- **OBJECTIVE**: From the top of the records below down to the line containing "const labelOffsets = [[10, 0], [10, 7], [-21, 34], [14, 0]];", reproduce every line exactly.

===============

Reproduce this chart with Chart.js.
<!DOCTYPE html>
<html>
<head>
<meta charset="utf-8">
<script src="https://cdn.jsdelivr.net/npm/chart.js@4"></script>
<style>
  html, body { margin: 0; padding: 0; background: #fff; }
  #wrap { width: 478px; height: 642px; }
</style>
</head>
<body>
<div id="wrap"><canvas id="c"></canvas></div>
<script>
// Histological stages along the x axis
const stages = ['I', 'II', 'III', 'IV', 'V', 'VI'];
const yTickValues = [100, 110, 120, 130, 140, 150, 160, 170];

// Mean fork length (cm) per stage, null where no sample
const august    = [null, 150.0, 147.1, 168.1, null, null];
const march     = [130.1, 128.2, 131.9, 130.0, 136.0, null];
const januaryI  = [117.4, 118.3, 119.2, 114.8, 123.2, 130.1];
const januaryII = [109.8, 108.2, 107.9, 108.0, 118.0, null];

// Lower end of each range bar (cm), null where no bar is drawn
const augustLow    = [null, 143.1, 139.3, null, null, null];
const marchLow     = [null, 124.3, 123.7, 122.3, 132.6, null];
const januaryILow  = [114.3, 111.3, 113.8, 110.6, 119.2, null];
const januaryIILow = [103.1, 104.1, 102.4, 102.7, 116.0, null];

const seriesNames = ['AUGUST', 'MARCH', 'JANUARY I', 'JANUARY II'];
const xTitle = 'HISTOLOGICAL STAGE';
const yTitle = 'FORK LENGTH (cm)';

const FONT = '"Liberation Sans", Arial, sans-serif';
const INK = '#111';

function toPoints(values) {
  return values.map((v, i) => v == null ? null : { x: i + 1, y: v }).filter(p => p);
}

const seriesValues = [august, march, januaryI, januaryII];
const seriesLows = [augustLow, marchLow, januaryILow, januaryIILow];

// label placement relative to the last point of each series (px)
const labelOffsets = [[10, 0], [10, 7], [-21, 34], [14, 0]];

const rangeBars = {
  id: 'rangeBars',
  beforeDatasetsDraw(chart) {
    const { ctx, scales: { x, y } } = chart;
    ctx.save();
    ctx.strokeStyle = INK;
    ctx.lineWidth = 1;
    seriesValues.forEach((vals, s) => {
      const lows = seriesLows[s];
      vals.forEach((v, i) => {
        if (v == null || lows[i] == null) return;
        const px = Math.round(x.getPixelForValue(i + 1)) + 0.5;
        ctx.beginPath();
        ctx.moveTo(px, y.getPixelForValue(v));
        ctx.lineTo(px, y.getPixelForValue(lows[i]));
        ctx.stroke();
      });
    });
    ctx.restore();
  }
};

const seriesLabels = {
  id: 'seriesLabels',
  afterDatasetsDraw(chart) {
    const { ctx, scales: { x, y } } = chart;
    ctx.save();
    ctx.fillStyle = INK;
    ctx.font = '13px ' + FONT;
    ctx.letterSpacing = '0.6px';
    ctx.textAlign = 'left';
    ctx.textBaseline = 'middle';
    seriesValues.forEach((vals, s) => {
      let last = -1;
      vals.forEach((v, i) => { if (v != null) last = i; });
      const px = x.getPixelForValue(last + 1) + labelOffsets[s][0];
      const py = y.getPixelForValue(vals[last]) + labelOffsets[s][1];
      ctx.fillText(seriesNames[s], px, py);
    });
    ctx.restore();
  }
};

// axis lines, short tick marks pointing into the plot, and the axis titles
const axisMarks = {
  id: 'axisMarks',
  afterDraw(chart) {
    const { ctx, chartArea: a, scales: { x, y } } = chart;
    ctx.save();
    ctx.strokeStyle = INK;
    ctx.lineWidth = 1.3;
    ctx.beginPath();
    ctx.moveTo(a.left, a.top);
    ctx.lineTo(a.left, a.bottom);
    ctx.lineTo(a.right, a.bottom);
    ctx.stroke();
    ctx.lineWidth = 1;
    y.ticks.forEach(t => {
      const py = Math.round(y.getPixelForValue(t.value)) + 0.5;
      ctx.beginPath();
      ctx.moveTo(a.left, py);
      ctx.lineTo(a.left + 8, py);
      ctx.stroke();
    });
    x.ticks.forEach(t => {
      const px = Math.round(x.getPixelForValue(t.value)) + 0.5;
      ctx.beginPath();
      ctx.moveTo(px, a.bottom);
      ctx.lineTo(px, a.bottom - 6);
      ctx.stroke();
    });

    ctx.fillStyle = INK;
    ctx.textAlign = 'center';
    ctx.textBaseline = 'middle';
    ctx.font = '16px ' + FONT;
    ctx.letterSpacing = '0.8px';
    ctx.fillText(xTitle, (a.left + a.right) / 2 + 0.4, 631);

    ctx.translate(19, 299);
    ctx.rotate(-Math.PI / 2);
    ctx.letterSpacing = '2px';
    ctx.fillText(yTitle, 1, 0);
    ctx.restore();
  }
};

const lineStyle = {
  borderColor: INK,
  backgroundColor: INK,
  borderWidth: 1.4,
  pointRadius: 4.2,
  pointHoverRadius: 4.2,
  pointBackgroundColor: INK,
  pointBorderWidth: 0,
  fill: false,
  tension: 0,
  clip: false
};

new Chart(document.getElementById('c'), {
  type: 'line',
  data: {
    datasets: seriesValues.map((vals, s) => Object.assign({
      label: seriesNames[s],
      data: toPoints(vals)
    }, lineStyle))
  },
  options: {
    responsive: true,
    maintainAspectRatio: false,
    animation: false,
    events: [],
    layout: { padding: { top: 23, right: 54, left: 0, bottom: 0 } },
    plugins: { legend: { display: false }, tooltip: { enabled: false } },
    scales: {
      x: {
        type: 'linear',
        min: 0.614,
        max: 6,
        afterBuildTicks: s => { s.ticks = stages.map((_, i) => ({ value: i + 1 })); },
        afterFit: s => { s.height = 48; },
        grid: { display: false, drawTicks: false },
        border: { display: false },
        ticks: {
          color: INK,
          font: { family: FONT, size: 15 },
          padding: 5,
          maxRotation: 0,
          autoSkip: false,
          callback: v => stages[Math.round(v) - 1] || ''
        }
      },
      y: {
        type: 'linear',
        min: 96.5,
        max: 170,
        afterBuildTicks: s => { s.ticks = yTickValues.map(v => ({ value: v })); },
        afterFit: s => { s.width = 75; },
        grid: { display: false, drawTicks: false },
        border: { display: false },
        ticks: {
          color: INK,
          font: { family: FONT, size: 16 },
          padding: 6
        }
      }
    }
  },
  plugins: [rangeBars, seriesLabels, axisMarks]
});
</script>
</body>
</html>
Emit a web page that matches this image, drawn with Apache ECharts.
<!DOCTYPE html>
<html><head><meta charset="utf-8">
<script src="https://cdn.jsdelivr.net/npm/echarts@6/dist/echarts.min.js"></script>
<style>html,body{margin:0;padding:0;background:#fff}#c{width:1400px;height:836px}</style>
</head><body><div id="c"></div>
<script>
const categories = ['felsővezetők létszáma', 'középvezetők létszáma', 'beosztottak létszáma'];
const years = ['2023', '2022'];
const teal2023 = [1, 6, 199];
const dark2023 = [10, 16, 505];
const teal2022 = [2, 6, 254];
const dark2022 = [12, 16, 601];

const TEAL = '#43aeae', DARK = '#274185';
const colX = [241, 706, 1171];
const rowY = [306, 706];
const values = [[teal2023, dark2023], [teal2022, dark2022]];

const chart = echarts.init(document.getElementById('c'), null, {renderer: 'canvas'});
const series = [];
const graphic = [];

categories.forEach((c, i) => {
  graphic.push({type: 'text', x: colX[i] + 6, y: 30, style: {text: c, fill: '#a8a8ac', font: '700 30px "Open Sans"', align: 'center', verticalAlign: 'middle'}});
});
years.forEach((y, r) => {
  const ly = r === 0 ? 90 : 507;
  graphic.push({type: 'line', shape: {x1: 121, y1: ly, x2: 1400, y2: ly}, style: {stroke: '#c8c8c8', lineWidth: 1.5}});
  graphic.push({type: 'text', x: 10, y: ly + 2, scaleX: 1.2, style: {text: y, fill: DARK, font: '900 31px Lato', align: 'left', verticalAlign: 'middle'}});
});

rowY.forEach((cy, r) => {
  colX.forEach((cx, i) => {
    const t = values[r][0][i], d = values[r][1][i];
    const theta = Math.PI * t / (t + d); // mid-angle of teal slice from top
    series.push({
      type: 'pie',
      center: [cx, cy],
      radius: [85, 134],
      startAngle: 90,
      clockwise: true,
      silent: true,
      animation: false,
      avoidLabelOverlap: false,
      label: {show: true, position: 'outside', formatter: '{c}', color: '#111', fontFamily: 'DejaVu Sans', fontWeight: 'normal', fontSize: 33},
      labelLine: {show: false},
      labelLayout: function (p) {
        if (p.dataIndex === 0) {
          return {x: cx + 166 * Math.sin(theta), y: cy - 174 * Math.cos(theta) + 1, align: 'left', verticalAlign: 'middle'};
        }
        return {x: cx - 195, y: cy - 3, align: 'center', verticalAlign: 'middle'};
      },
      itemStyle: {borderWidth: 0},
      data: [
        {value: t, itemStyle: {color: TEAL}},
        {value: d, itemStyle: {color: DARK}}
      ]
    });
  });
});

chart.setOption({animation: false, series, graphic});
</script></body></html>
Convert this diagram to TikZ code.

===============

- **RESULT FOR THIS EXERCISE**:
Reproduce this chart with Chart.js.
<!DOCTYPE html>
<html>
<head>
<meta charset="utf-8">
<script src="https://cdn.jsdelivr.net/npm/chart.js@4"></script>
<style>
  html, body { margin: 0; padding: 0; background: #fff; }
  #wrap { width: 478px; height: 642px; }
</style>
</head>
<body>
<div id="wrap"><canvas id="c"></canvas></div>
<script>
// Histological stages along the x axis
const stages = ['I', 'II', 'III', 'IV', 'V', 'VI'];
const yTickValues = [100, 110, 120, 130, 140, 150, 160, 170];

// Mean fork length (cm) per stage, null where no sample
const august    = [null, 150.0, 147.1, 168.1, null, null];
const march     = [130.1, 128.2, 131.9, 130.0, 136.0, null];
const januaryI  = [117.4, 118.3, 119.2, 114.8, 123.2, 130.1];
const januaryII = [109.8, 108.2, 107.9, 108.0, 118.0, null];

// Lower end of each range bar (cm), null where no bar is drawn
const augustLow    = [null, 143.1, 139.3, null, null, null];
const marchLow     = [null, 124.3, 123.7, 122.3, 132.6, null];
const januaryILow  = [114.3, 111.3, 113.8, 110.6, 119.2, null];
const januaryIILow = [103.1, 104.1, 102.4, 102.7, 116.0, null];

const seriesNames = ['AUGUST', 'MARCH', 'JANUARY I', 'JANUARY II'];
const xTitle = 'HISTOLOGICAL STAGE';
const yTitle = 'FORK LENGTH (cm)';

const FONT = '"Liberation Sans", Arial, sans-serif';
const INK = '#111';

function toPoints(values) {
  return values.map((v, i) => v == null ? null : { x: i + 1, y: v }).filter(p => p);
}

const seriesValues = [august, march, januaryI, januaryII];
const seriesLows = [augustLow, marchLow, januaryILow, januaryIILow];

// label placement relative to the last point of each series (px)
const labelOffsets = [[10, 0], [10, 7], [-21, 34], [14, 0]];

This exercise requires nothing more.